Task to carry out — The entries below contain a line with "Write the matplotlib code for this chart." and a line with "plt.rcParams['ytick.direction'] = 'in'". Quote exactly those two lines and all lines between them.

(Code that draws figures)
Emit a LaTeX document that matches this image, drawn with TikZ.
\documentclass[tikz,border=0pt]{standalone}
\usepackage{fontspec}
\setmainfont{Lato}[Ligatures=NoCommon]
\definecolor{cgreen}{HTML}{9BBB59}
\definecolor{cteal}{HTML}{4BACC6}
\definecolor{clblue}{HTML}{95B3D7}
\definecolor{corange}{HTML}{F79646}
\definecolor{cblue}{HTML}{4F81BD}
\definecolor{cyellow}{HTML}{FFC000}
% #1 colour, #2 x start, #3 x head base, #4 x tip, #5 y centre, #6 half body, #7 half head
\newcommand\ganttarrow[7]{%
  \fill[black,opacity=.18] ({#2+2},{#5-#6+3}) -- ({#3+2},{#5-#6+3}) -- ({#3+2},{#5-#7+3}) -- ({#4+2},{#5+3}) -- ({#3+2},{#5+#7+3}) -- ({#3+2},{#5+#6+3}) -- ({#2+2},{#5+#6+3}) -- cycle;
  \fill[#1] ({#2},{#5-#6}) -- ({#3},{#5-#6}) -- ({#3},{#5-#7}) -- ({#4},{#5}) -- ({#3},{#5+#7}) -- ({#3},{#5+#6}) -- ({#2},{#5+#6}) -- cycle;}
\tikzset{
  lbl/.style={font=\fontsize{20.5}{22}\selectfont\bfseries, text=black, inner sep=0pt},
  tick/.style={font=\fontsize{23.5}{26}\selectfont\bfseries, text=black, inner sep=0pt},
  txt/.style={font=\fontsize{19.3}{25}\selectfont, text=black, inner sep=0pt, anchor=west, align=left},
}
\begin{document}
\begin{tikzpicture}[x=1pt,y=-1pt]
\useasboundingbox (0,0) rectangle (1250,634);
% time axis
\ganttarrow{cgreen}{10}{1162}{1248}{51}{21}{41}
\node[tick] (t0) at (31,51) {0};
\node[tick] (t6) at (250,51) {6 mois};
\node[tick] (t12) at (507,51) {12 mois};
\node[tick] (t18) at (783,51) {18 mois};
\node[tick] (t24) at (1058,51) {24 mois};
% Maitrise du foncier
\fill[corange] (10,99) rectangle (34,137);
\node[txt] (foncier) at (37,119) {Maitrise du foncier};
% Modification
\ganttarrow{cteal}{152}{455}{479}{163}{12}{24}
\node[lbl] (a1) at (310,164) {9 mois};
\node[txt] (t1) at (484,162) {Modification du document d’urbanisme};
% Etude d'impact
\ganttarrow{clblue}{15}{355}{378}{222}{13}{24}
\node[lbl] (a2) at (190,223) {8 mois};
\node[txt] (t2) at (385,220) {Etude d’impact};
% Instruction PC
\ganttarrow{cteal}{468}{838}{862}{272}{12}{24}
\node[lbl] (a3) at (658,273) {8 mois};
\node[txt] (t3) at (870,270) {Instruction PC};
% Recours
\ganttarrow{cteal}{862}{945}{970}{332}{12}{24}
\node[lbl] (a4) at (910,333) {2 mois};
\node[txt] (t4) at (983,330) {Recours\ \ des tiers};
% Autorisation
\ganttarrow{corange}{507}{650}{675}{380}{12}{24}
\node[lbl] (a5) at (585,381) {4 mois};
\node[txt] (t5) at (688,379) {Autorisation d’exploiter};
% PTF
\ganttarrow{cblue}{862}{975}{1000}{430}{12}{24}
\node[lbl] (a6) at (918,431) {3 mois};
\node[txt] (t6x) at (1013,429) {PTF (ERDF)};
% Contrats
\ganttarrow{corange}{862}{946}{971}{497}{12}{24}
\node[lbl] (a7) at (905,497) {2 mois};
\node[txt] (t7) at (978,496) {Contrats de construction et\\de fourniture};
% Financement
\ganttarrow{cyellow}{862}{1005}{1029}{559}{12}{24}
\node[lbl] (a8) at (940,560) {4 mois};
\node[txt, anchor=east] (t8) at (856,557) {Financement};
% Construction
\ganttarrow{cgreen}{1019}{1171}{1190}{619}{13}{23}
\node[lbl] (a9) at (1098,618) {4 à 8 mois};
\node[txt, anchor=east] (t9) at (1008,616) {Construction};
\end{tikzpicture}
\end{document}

...

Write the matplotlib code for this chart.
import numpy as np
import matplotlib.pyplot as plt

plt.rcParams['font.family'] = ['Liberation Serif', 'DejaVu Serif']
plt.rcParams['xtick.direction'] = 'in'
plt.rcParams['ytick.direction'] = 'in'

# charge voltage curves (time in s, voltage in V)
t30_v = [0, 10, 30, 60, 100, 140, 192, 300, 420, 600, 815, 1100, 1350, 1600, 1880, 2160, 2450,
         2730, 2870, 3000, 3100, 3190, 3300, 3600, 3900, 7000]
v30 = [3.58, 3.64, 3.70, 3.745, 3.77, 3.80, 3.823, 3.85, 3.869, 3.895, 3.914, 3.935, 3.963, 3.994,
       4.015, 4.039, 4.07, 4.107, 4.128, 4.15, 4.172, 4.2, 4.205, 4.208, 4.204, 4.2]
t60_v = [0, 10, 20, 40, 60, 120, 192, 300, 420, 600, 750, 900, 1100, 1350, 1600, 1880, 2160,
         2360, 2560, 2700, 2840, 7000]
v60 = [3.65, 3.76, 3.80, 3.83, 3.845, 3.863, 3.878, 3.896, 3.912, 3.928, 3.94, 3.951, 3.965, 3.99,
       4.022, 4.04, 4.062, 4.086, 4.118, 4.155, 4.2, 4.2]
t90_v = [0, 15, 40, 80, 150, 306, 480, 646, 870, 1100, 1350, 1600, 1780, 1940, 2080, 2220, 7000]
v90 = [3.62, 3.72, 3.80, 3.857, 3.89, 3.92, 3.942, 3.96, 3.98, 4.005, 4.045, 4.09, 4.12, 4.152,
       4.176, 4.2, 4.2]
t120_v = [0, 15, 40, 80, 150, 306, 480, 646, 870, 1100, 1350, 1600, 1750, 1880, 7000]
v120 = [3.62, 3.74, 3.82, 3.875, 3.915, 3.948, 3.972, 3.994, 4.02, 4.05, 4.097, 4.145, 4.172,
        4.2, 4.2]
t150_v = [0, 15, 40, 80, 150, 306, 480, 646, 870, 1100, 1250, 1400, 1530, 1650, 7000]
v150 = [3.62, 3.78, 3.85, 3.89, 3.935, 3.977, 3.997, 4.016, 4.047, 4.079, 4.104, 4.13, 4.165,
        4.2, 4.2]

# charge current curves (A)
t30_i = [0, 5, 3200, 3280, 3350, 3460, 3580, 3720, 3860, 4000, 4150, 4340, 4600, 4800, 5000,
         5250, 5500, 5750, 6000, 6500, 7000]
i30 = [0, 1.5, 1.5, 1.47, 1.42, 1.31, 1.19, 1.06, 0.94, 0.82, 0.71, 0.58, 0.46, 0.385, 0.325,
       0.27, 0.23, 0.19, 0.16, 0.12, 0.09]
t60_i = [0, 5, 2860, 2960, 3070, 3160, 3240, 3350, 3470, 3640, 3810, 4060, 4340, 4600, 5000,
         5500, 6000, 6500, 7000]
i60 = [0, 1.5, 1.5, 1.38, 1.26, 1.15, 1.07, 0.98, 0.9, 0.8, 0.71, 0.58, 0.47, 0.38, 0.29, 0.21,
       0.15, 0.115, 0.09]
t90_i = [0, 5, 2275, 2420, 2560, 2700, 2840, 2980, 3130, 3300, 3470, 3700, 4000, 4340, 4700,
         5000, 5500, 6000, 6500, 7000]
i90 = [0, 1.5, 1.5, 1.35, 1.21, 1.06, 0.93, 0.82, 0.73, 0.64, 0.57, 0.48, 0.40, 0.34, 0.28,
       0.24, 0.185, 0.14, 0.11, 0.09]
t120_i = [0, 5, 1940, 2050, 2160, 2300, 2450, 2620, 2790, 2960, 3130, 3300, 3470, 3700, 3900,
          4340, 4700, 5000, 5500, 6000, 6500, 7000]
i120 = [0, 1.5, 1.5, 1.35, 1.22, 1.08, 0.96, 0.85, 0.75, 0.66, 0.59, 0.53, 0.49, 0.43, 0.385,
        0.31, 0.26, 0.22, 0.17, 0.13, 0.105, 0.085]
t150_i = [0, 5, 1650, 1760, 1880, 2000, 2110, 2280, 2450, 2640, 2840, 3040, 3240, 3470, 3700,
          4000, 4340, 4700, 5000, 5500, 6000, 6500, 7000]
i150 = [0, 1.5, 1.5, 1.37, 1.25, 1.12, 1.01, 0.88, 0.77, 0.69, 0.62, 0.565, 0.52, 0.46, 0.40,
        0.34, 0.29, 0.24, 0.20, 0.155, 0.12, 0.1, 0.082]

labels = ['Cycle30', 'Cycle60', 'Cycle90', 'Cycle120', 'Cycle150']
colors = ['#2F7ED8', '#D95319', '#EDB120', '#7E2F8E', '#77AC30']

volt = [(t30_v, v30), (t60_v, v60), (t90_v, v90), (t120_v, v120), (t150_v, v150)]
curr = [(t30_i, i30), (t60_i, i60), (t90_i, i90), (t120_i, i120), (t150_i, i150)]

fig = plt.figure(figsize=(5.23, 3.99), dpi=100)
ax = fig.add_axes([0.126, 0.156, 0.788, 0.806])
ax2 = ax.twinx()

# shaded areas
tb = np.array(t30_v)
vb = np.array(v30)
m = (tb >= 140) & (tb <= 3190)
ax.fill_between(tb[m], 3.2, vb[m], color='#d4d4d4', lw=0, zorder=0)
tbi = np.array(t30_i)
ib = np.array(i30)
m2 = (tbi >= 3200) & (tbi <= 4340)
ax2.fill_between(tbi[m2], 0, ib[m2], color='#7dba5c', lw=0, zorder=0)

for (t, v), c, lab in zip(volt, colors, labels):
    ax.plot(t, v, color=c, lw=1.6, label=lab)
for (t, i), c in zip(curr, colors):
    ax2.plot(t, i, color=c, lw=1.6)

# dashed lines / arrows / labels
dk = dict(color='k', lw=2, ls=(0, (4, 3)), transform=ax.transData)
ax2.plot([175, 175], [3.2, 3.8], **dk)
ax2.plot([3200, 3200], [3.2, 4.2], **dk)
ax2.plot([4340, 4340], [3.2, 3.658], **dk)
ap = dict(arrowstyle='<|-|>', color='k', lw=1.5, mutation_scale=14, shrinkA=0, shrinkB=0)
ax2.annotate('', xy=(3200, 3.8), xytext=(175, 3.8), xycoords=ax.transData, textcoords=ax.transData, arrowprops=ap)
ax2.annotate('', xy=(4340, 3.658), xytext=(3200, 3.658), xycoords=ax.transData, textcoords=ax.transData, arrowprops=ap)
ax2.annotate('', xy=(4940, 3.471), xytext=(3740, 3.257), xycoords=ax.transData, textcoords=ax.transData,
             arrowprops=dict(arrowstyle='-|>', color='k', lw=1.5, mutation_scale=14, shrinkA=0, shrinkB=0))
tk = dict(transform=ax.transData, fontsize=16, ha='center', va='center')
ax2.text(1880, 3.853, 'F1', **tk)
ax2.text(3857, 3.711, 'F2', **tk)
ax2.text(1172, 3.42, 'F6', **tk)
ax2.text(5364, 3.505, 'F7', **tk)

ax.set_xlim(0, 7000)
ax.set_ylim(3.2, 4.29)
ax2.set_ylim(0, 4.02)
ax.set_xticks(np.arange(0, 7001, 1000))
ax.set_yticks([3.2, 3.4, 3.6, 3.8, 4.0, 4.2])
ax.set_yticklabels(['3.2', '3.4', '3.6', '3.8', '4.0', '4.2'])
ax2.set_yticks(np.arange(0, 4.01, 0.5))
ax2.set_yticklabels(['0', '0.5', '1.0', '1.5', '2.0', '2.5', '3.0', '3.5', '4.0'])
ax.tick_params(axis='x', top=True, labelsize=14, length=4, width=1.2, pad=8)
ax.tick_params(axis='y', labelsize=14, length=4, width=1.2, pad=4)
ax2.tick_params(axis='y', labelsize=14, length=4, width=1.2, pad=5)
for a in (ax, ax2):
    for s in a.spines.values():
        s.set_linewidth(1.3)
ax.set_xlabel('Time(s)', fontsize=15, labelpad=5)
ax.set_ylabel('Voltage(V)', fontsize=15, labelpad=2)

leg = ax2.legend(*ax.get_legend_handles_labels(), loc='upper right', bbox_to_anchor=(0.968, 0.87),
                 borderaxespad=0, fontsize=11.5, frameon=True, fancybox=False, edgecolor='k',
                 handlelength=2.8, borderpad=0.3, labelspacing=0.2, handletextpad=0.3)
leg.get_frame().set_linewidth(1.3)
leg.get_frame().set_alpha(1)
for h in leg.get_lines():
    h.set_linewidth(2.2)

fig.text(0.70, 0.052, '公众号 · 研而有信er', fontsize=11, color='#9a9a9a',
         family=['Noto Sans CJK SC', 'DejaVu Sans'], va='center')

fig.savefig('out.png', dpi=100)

Written reply —
Write the matplotlib code for this chart.
import numpy as np
import matplotlib.pyplot as plt

plt.rcParams['font.family'] = ['Liberation Serif', 'DejaVu Serif']
plt.rcParams['xtick.direction'] = 'in'
plt.rcParams['ytick.direction'] = 'in'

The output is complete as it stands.